With regard to ERTE’s based on force majeure and ETOP causes, the main changes introduced by the labour reform are to be found in the time limits for both their processing and their validity. In that sense, the ERTE negotiating committee will now have a period of 7 days to set up, instead of 5. In those cases in which the company does not have employee representation, this period will be 10 days (previously 15 days).
Similarly, the consultation period in companies with fewer than 50 employees may not exceed 7 days.
In addition, there is a new provision that allows extending the ERTE’s application, by means of a new and limited consultation period.

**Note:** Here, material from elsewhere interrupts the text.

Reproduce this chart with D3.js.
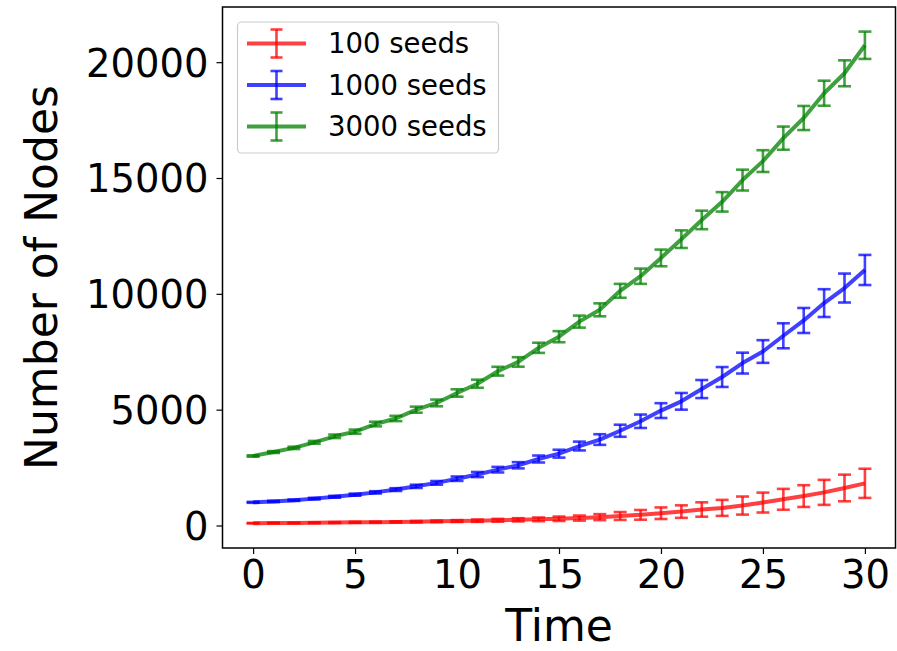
<!DOCTYPE html>
<html>
<head>
<meta charset="utf-8">
<script src="https://cdn.jsdelivr.net/npm/d3@7/dist/d3.min.js"></script>
<style>
  body { margin: 0; background: #fff; }
  svg { display: block; }
  text { font-family: "DejaVu Sans", sans-serif; fill: #000; }
</style>
</head>
<body>
<svg id="chart" width="897" height="651"></svg>
<script>
// Time steps of the simulation
const time = [0, 1, 2, 3, 4, 5, 6, 7, 8, 9, 10, 11, 12, 13, 14, 15,
              16, 17, 18, 19, 20, 21, 22, 23, 24, 25, 26, 27, 28, 29, 30];

// Mean number of nodes per time step, and the spread shown as error bars
const nodes100 = [100, 105, 110, 118, 126, 135, 145, 155, 165, 178, 192, 208, 225, 245, 265, 290,
                  320, 360, 410, 460, 530, 600, 690, 760, 860, 990, 1130, 1270, 1430, 1620, 1820];
const err100   = [10, 12, 14, 16, 18, 20, 23, 26, 30, 35, 40, 50, 60, 70, 80, 95,
                  110, 130, 170, 210, 250, 270, 310, 345, 390, 430, 450, 470, 540, 575, 630];

const nodes1000 = [1000, 1040, 1090, 1160, 1240, 1330, 1430, 1550, 1690, 1840, 2020, 2200, 2410, 2600, 2870, 3100,
                   3430, 3710, 4090, 4500, 4960, 5360, 5890, 6410, 7010, 7510, 8190, 8850, 9600, 10250, 11030];
const err1000   = [20, 25, 30, 35, 40, 45, 50, 60, 70, 80, 95, 110, 120, 135, 150, 170,
                   190, 230, 260, 290, 320, 360, 390, 430, 450, 490, 540, 540, 600, 625, 650];

const nodes3000 = [3000, 3170, 3350, 3590, 3850, 4050, 4380, 4620, 5000, 5290, 5720, 6120, 6660, 7060, 7670, 8150,
                   8800, 9310, 10130, 10760, 11550, 12360, 13190, 13970, 14910, 15730, 16720, 17590, 18660, 19520, 20730];
const err3000   = [30, 40, 50, 60, 75, 90, 100, 115, 130, 145, 160, 175, 190, 205, 220, 240,
                   260, 280, 300, 330, 360, 380, 400, 420, 450, 470, 500, 520, 540, 560, 590];

const seriesLabels = ["100 seeds", "1000 seeds", "3000 seeds"];
const seriesColors = ["#ff0000", "#0000ff", "#008000"];

const xTicks = [0, 5, 10, 15, 20, 25, 30];
const yTicks = [0, 5000, 10000, 15000, 20000];

const series = [
  { label: seriesLabels[0], color: seriesColors[0], mean: nodes100, err: err100 },
  { label: seriesLabels[1], color: seriesColors[1], mean: nodes1000, err: err1000 },
  { label: seriesLabels[2], color: seriesColors[2], mean: nodes3000, err: err3000 }
];

const svg = d3.select("#chart");
const box = { left: 222.5, right: 895.5, top: 7, bottom: 548 };

// Axis limits padded by 5% around the data, error bars included
const xMin = d3.min(time), xMax = d3.max(time);
const xPad = (xMax - xMin) * 0.05;
const x = d3.scaleLinear().domain([xMin - xPad, xMax + xPad]).range([box.left, box.right]);

const lo = d3.min(series, s => d3.min(s.mean, (v, i) => v - s.err[i]));
const hi = d3.max(series, s => d3.max(s.mean, (v, i) => v + s.err[i]));
const yPad = (hi - lo) * 0.05;
const y = d3.scaleLinear().domain([lo - yPad, hi + yPad]).range([box.bottom, box.top]);

// Axes
const xAxis = svg.append("g")
  .attr("transform", `translate(0,${box.bottom})`)
  .call(d3.axisBottom(x).tickValues(xTicks).tickSize(6).tickPadding(6).tickFormat(d3.format("d")));
const yAxis = svg.append("g")
  .attr("transform", `translate(${box.left},0)`)
  .call(d3.axisLeft(y).tickValues(yTicks).tickSize(6).tickPadding(8).tickFormat(d3.format("d")));

[xAxis, yAxis].forEach(g => {
  g.select(".domain").remove();
  g.selectAll(".tick line").attr("stroke", "#000").attr("stroke-width", 1.2);
  g.selectAll(".tick text").attr("font-size", 38.5).attr("font-family", "DejaVu Sans").attr("fill", "#000");
});
xAxis.selectAll(".tick text").attr("dy", "0.74em");
yAxis.selectAll(".tick text").attr("dy", "0.36em");

// Series: line plus vertical error bars with caps
const line = d3.line().x((d, i) => x(time[i])).y(d => y(d));
const cap = 6.5;
const barWidth = 2.6;

series.forEach(s => {
  const g = svg.append("g");
  g.append("path")
    .attr("d", line(s.mean))
    .attr("fill", "none")
    .attr("stroke", s.color)
    .attr("stroke-opacity", 0.75)
    .attr("stroke-width", 4)
    .attr("stroke-linejoin", "round");

  const bars = g.selectAll("g.bar")
    .data(s.mean.map((v, i) => ({ t: time[i], v, e: s.err[i] })))
    .join("g").attr("class", "bar");
  bars.append("line")
    .attr("x1", d => x(d.t)).attr("x2", d => x(d.t))
    .attr("y1", d => y(d.v - d.e)).attr("y2", d => y(d.v + d.e))
    .attr("stroke", s.color).attr("stroke-opacity", 0.75).attr("stroke-width", barWidth);
  bars.append("line")
    .attr("x1", d => x(d.t) - cap).attr("x2", d => x(d.t) + cap)
    .attr("y1", d => y(d.v + d.e)).attr("y2", d => y(d.v + d.e))
    .attr("stroke", s.color).attr("stroke-opacity", 0.75).attr("stroke-width", barWidth);
  bars.append("line")
    .attr("x1", d => x(d.t) - cap).attr("x2", d => x(d.t) + cap)
    .attr("y1", d => y(d.v - d.e)).attr("y2", d => y(d.v - d.e))
    .attr("stroke", s.color).attr("stroke-opacity", 0.75).attr("stroke-width", barWidth);
});

// Frame around the plotting area
svg.append("rect")
  .attr("x", box.left).attr("y", box.top)
  .attr("width", box.right - box.left).attr("height", box.bottom - box.top)
  .attr("fill", "none").attr("stroke", "#000").attr("stroke-width", 1.5);

// Axis titles
svg.append("text")
  .attr("x", (box.left + box.right) / 2).attr("y", 641)
  .attr("text-anchor", "middle").attr("font-size", 44)
  .text("Time");
svg.append("text")
  .attr("transform", `translate(57,${(box.top + box.bottom) / 2}) rotate(-90)`)
  .attr("text-anchor", "middle").attr("font-size", 44)
  .text("Number of Nodes");

// Legend
const legend = svg.append("g");
legend.append("rect")
  .attr("x", 237.5).attr("y", 22).attr("width", 261).attr("height", 131)
  .attr("rx", 4).attr("fill", "#fff").attr("fill-opacity", 0.8)
  .attr("stroke", "#cccccc").attr("stroke-width", 1.2);

const rows = legend.selectAll("g.row").data(series).join("g")
  .attr("class", "row")
  .attr("transform", (d, i) => `translate(0,${43.5 + i * 41.5})`);
rows.append("line")
  .attr("x1", 247).attr("x2", 306).attr("y1", 0).attr("y2", 0)
  .attr("stroke", d => d.color).attr("stroke-opacity", 0.75).attr("stroke-width", 4);
rows.append("line")
  .attr("x1", 276.5).attr("x2", 276.5).attr("y1", -14).attr("y2", 14)
  .attr("stroke", d => d.color).attr("stroke-opacity", 0.75).attr("stroke-width", barWidth);
[-14, 14].forEach(off => {
  rows.append("line")
    .attr("x1", 276.5 - 6).attr("x2", 276.5 + 6).attr("y1", off).attr("y2", off)
    .attr("stroke", d => d.color).attr("stroke-opacity", 0.75).attr("stroke-width", barWidth);
});
rows.append("text")
  .attr("x", 328).attr("y", 0).attr("dy", "0.36em")
  .attr("font-size", 27.5)
  .text(d => d.label);
</script>
</body>
</html>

On the other hand, the new article, 47 bis, creates a new type of ERTE, called the “RED mechanism”. This mechanism will allow the suspension of contracts and the reduction of working hours, provided such mechanism is previously authorised by the Council of Ministers, in response to emerging circumstances.
This new internal flexibility mechanism is developed in two sub-modalities:
– Cyclical ERTE: designed to palliate the consequences of global economic crises.
– Sectoral ERTE: aimed at sectors of activity that are affected by permanent changes on the market which generate a professional transition.
Both Article 47 and 47 bis regulate the possibility for the company to apply bonuses in Social Security contributions. This possibility is conditional on the provision of professional training aimed at adapting affected employees to new market circumstances, as well as the commitment to maintain the level of employment during the six months following the application of the measure.
In the area of collective bargaining, two articles of the Workers’ Statute have been amended by the labour reform. On one hand, article 84.2, which regulates the priority of application of the company’s own Collective Agreement over the sector Collective Agreement. On the other hand, Article 86.4, regarding the extension of revoked Collective Agreements.
In relation to the first of the amended articles, minimum wages are removed from the list of categories which the company’s own Collective Agreement has priority of application over the sector Collective Agreement.
With regard to the extension of revoked Collective Agreements, they will remain in force, even if one year has passed since they were revoked, provided that the parties submit to available mediation or arbitration mechanisms.
All of these different measures enter into force as of 31 December 2021, except in the case of the new regulation on temporary contracts, which is subject to a transitional period.
Temporary contracts signed before 31 December 2021 will remain in force under the previous legislation.
Contracts signed between 1 January 2022 and 30 March 2022 may be governed by the previous legislation (ie. not affected by the labour reform), but will be terminated after six months.
From 31 March 2022, the new regime for temporary contracts will be fully applicable.